Tarihi Sorumluluklar
Bulgaristan Başbakanı Boyko Borisov, 29-30 Ocak 2010 tarihleri arasında Başbakan Recep Tayyip Erdoğan’ın davetlisi sıfatıyla Başbakanlık resmi konutunda askeri törenle karşılandı. İşte bu sıcak karşılama, Türkiye Cumhuriyetinin Bulgaristan ilişkilerine verdiği özen ve önemin bir göstergesidir. Bundan yaklaşık yirmi yıl önce, iki ülke arasındaki ilişkiler neredeyse kopma noktasına gelmişti. Bu gün ise her iki ülke arasındaki dostluk, ortak tarihten gelen acı hatıralara rağmen çok iyi düzeylere ulaşmıştır.

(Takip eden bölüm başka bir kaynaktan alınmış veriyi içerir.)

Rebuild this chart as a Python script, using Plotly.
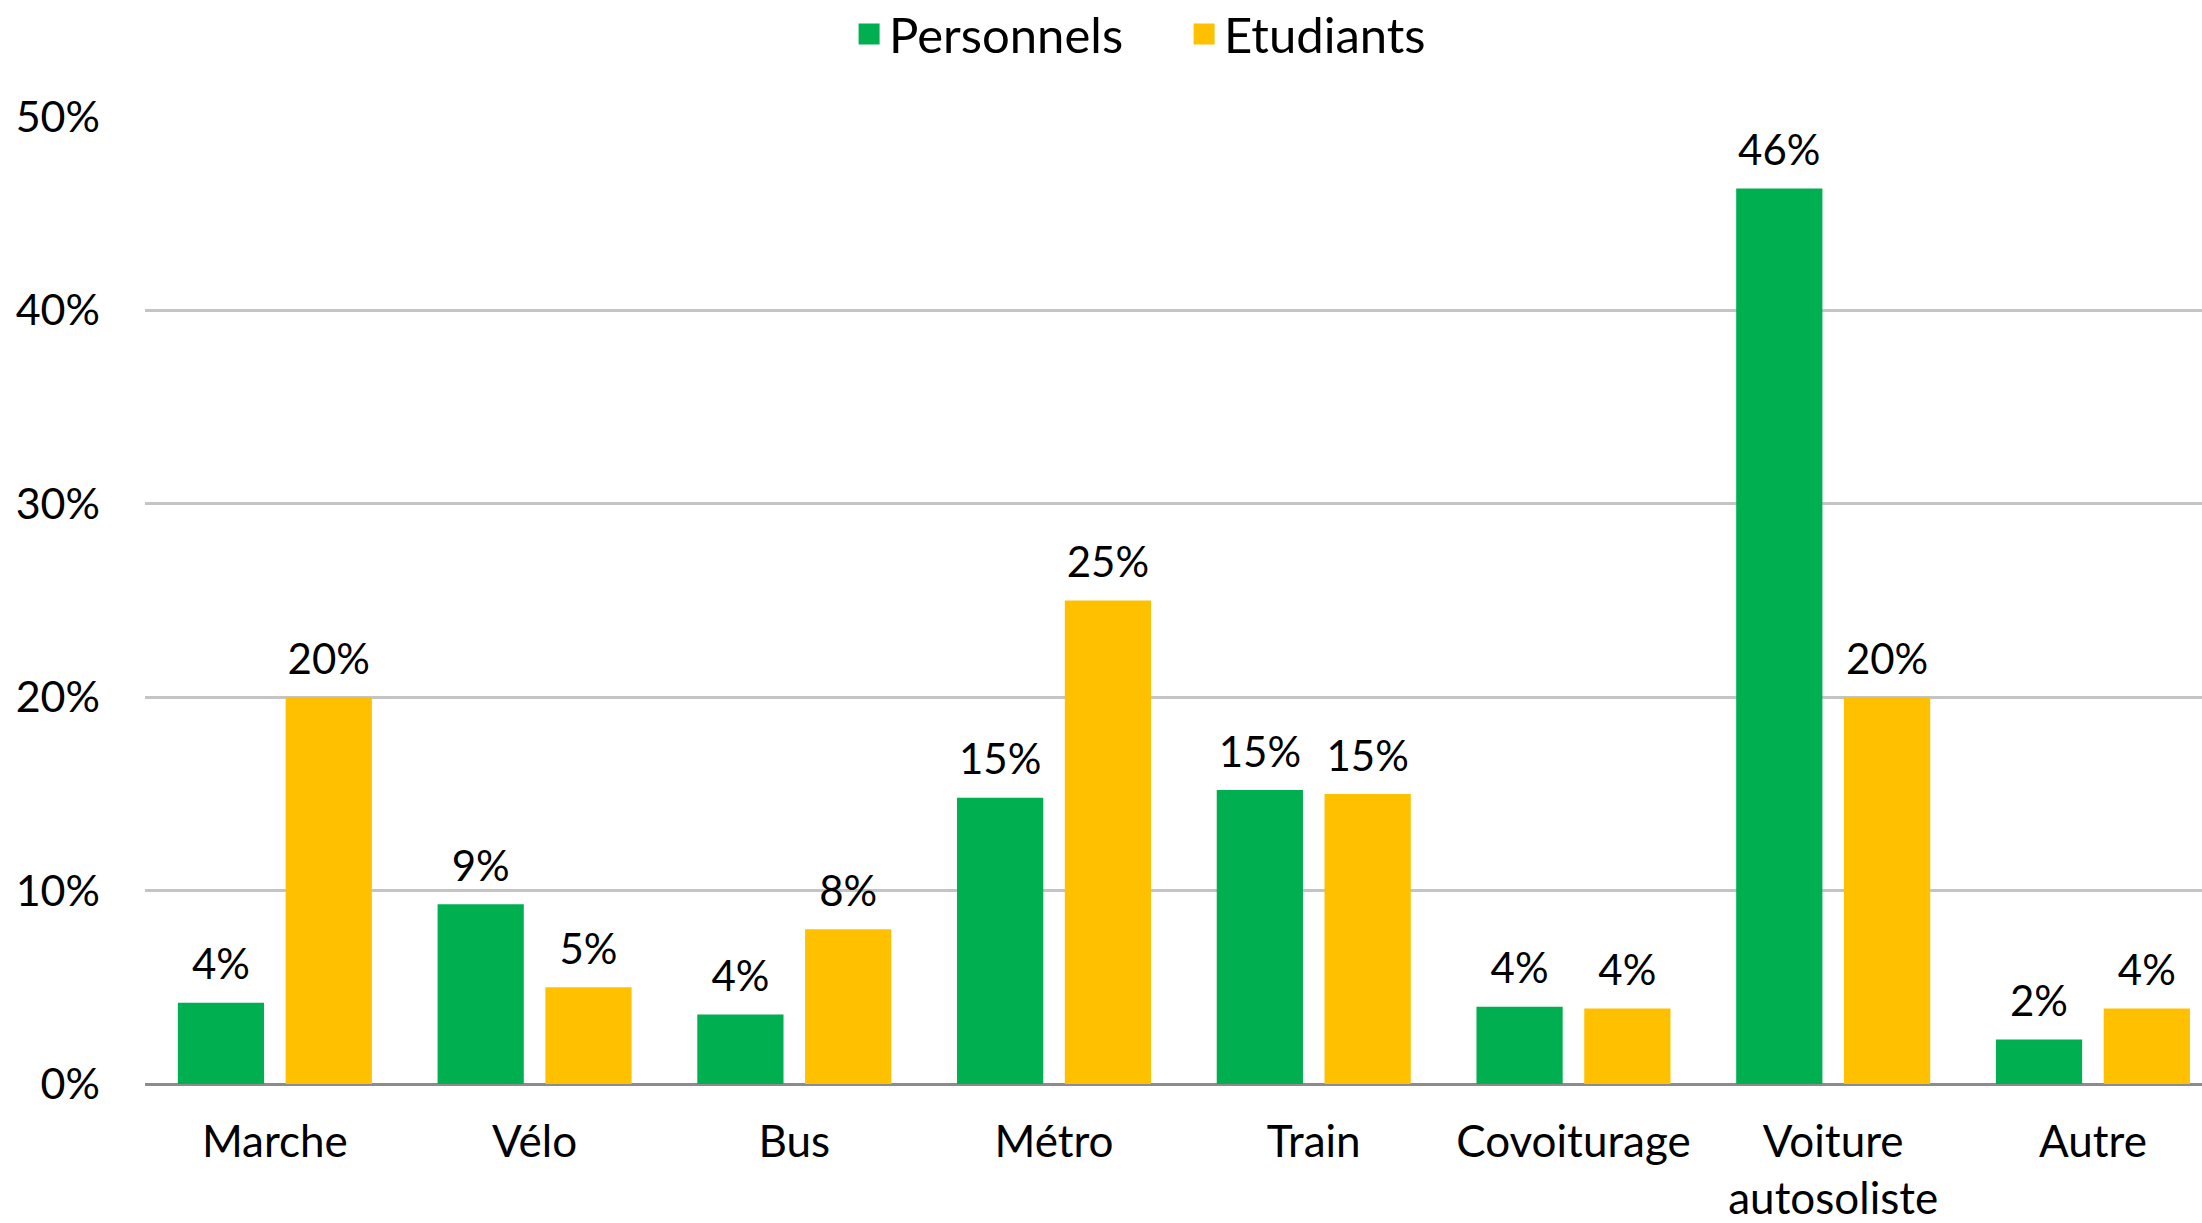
import plotly.graph_objects as go

categories = ["Marche", "Vélo", "Bus", "Métro", "Train", "Covoiturage", "Voiture<br>autosoliste", "Autre"]
personnels = [0.042, 0.093, 0.036, 0.148, 0.152, 0.040, 0.463, 0.023]
etudiants = [0.200, 0.050, 0.080, 0.250, 0.150, 0.039, 0.200, 0.039]
y_ticks = [0, 0.1, 0.2, 0.3, 0.4, 0.5]

FONT = "Lato"
GREEN = "#00B050"
YELLOW = "#FFC000"
BARGAP = 0.17

series = [("Personnels", personnels, GREEN), ("Etudiants", etudiants, YELLOW)]

fig = go.Figure()
for name, vals, col in series:
    fig.add_trace(go.Bar(
        name=name, x=categories, y=vals, offsetgroup=name,
        marker=dict(color=col, line=dict(width=0)),
        showlegend=False, hoverinfo="x+y+name",
    ))
for name, vals, col in series:
    # value labels above the bars
    fig.add_trace(go.Scatter(
        name=name, x=categories, y=vals, offsetgroup=name,
        mode="markers+text", showlegend=False, cliponaxis=False,
        marker=dict(size=19, color="rgba(0,0,0,0)"),
        texttemplate="%{y:.0%}", textposition="top center",
        textfont=dict(family=FONT, size=42, color="#000000"),
        hoverinfo="skip",
    ))
for name, vals, col in series:
    # legend entries (square swatches)
    fig.add_trace(go.Scatter(
        name=name, x=[None], y=[None], offsetgroup=name,
        mode="markers", showlegend=True,
        marker=dict(symbol="square", size=30, color=col, line=dict(color=col, width=5)),
        hoverinfo="skip",
    ))

fig.update_layout(
    width=2202, height=1223,
    margin=dict(l=145, r=0, t=117, b=139, autoexpand=False),
    plot_bgcolor="white", paper_bgcolor="white",
    barmode="group", bargap=BARGAP, bargroupgap=0.2,
    scattermode="group", scattergap=BARGAP,
    font=dict(family=FONT, size=42, color="#000000"),
    legend=dict(
        orientation="h", xref="container", yref="container",
        x=0.3856, xanchor="left", y=0.972, yanchor="middle",
        font=dict(family=FONT, size=49, color="#000000"),
        itemwidth=30, traceorder="normal", entrywidth=290,
    ),
    xaxis=dict(
        range=[-0.5, 7.42], showgrid=False, ticks="", ticklabelstandoff=28,
        showline=False, automargin=False, tickfont=dict(family=FONT, size=44),
    ),
    yaxis=dict(
        range=[0, 0.5], tickvals=y_ticks, tickformat=".0%",
        showgrid=True, gridcolor="#C4C4C4", gridwidth=2.5,
        zeroline=True, zerolinecolor="#8C8C8C", zerolinewidth=3,
        showline=False, ticks="", ticklabelstandoff=44, automargin=False,
        tickfont=dict(family=FONT, size=43),
    ),
)

fig.write_html(
    "out.html",
    config={"displayModeBar": False},
    post_script="document.body.style.margin='0';document.body.style.overflow='hidden';",
)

Geçmiş dönemlerde iki ülke halkı birbirilerini sadece tarih kitaplarından ve maksatlı yapılan filmlerden yanlış tanımaktaydılar. Bulgaristan’da Komünist rejimin çöküşüyle birlikte, iki ülke arasında sınırlar açıldı ve halklar birbirini daha yakından tanıma fırsatı buldular. Bir avuç “Bulgar milliyetçisi” her ne kadar Türk düşmanlığını sergilemeye devam etse de bugün Bulgaristan’a yabancı sermaye akışının büyük oranı Türkiye kaynaklı olarak gerçekleşmekte, Bulgar halkı ise özel televizyonlarda yayınlanan Türk dizilerine Türkiye’den çok daha fazla ilgi göstermektedir.

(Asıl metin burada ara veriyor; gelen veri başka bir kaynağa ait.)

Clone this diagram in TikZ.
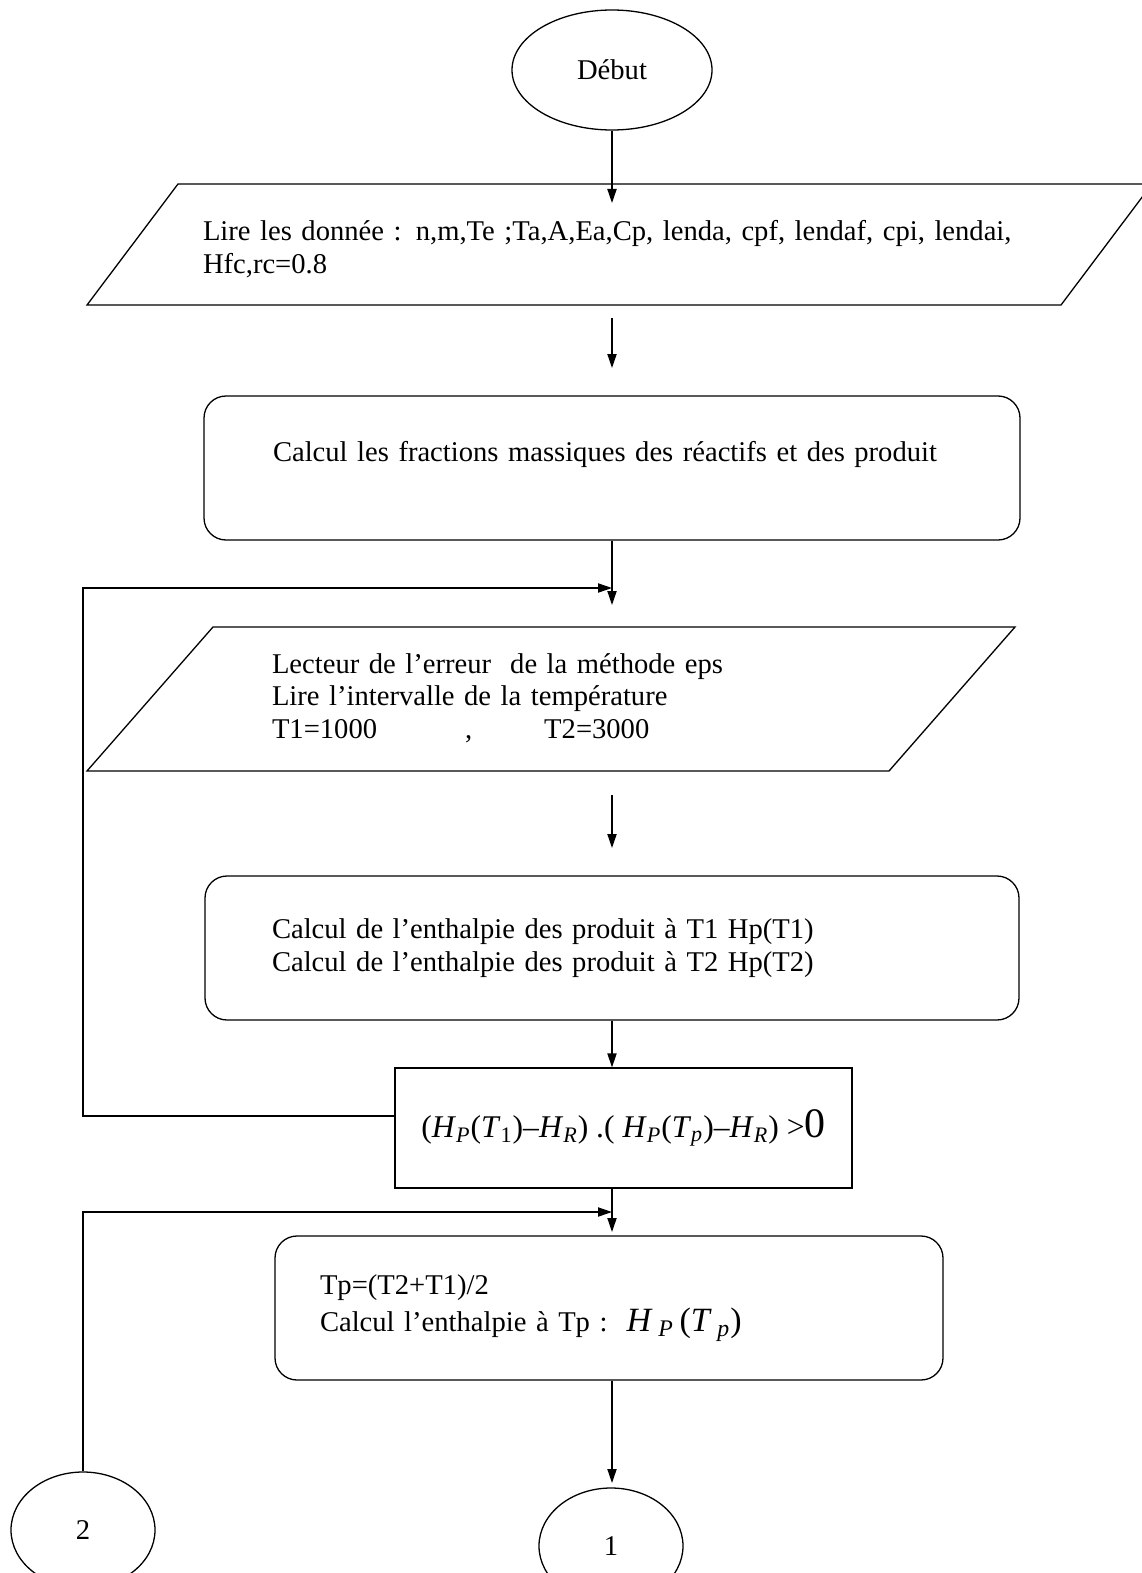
\documentclass[tikz,border=0pt]{standalone}
\usepackage{fontspec}
\setmainfont{Liberation Serif}
\usetikzlibrary{arrows.meta,shapes.geometric}

\begin{document}
\begin{tikzpicture}[x=0.5pt,y=-0.5pt,
  every node/.style={font=\fontsize{14.3pt}{16.25pt}\selectfont},
  trait/.style={line width=0.65pt, black},
  fleche/.style={trait, -{Triangle[length=7pt,width=4.6pt]}},
  terminal/.style={draw, trait, ellipse, inner sep=0pt},
  lecture/.style={align=left, inner sep=0pt},
  boite/.style={draw, trait, rounded corners=11pt, align=left, inner sep=0pt},
  test/.style={draw, trait, inner sep=0pt, font=\fontsize{15.8pt}{16.25pt}\selectfont}]
  \useasboundingbox (0,0) rectangle (1141,1573);
  % symboles de l'organigramme
  \node[terminal, minimum width=100pt, minimum height=60pt] (debut) at (612,70) {Début};
  \draw[trait] (178,184) -- (1152,184) -- (1061,305) -- (87,305) -- cycle;
  \node[lecture, text width=416.5pt] (donnees) at (619.5,249)
    {Lire les donnée : n,m,Te ;Ta,A,Ea,Cp, lenda, cpf, lendaf, cpi, lendai,\\Hfc,rc=0.8};
  \node[boite, minimum width=408pt, minimum height=72pt, text width=339pt] (fractions) at (612,468)
    {Calcul les fractions massiques des réactifs et des produit\\~};
  \draw[trait] (213,627) -- (1015,627) -- (889,771) -- (87,771) -- cycle;
  \node[lecture, text width=279pt] (erreur) at (551,698)
    {Lecteur de l’erreur\ \ de la méthode eps\\Lire l’intervalle de la température\\T1=1000\hspace{44pt},\hspace{36pt}T2=3000};
  \node[boite, minimum width=407pt, minimum height=72pt, text width=340pt] (enthalpie) at (612,948)
    {Calcul de l’enthalpie des produit à T1 Hp(T1)\\Calcul de l’enthalpie des produit à T2 Hp(T2)};
  \node[test, minimum width=228.5pt, minimum height=60pt] (cond) at (623.5,1128)
    {(\textit{H}\textsubscript{\textit{P}}(\textit{T}\textsubscript{1})–\textit{H}\textsubscript{\textit{R}})\ .(\ \textit{H}\textsubscript{\textit{P}}(\textit{T}\textsubscript{\textit{p}})–\textit{H}\textsubscript{\textit{R}})\ >{\fontsize{21pt}{21pt}\selectfont 0}};
  \node[boite, minimum width=334pt, minimum height=72pt, text width=289pt] (milieu) at (609,1308)
    {Tp=(T2+T1)/2\\[2.25pt]Calcul l’enthalpie à Tp :\ \ {\fontsize{17pt}{17pt}\selectfont\textit{H}\,\textsubscript{\textit{P}}\,(\textit{T}\,\textsubscript{\textit{p}})}};
  \node[terminal, minimum width=72pt, minimum height=58pt] (renvoi2) at (83,1530) {2};
  \node[terminal, minimum width=72pt, minimum height=58pt] (renvoi1) at (611,1546) {1};
  % extrémités libres des flèches
  \coordinate (f1) at (612,203);
  \coordinate (f2a) at (612,318);
  \coordinate (f2b) at (612,368);
  \coordinate (f3) at (612,605);
  \coordinate (f4a) at (612,795);
  \coordinate (f4b) at (612,848);
  \coordinate (f6) at (612,1232);
  \coordinate (f7) at (612,1483);
  \coordinate (b1) at (83,588);
  \coordinate (j1) at (612,588);
  \coordinate (j2) at (612,1212);
  % liaisons
  \draw[fleche] (debut) -- (f1);
  \draw[fleche] (f2a) -- (f2b);
  \draw[fleche] (fractions) -- (f3);
  \draw[fleche] (f4a) -- (f4b);
  \draw[fleche] (enthalpie) -- (enthalpie.south |- cond.north);
  \draw[fleche] (cond.south -| f6) -- (f6);
  \draw[fleche] (milieu.south -| f7) -- (f7);
  % retours
  \draw[fleche] ([yshift=6pt]cond.west) -| (b1) -- (j1);
  \draw[fleche] (renvoi2) |- (j2);
\end{tikzpicture}
\end{document}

“Komşu seçilmez, komşu vardır.” prensibi doğrultusunda, ilişkileri daha ileri seviyelere götürebilmek adına, karşılıklı çaba gösterilmesi gerektiğini unutmamalıyız.
Bulgaristan’da gerek politikacıların tecrübesizliği, gerekse seçmenlerin ilgisizliği nedeniyle siyasetin bu ülkede başarılı bir şekilde sürdürüldüğünü ne yazık ki söyleyemeyeceğim. Düşünün, bundan yaklaşık yirmi gün önce yurt dışındaki Bulgarlardan sorumlu Devlet Bakanı Bojidar Dimitrov, partisinin Genel Başkanı ve Başbakanı Boyko Borisov’un görüşünü almaksızın, Türkiye'den tazminat talebiyle ilgili basına yapmış olduğu bireysel görüşlerini yansıtan açıklamaları sonrasında, bizzat Boyko Borisov’dan sert bir yanıt aldı. İşte bu gelişme bile, ülkedeki politikacıların iç siyasi gelişmelerle ilgili bireysel hatalarının dış politikaya yansıması açısından önemlidir.

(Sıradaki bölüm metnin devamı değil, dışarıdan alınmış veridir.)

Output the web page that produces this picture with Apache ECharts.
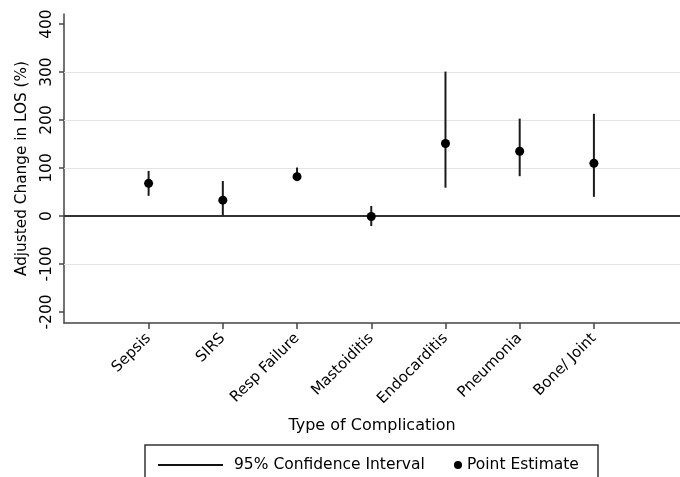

Bu noktada ilgili ülkenin devlet adamı ikili temaslarda altından kalkamayacağı sorulara muhatap kalabilecektir. Tarihsel süreci ve siyaseti iyi analiz edebilen bürokrat ve politikacılar varsa, işte o zaman işi şansa bırakmamak gerekir. İşte burada ülkeler açısından en büyük şans, Türkiye’nin Osmanlı Dönemi’nden süre gelen affedebilme ve yeni bir sayfa açabilme yeteneğidir. Umarız Boyko Borisov, gerçekleştirdiği bu ziyarette Türkiye’ye yeni bir sayfa açabilmesi için gerekli fırsatı sunabilmiştir.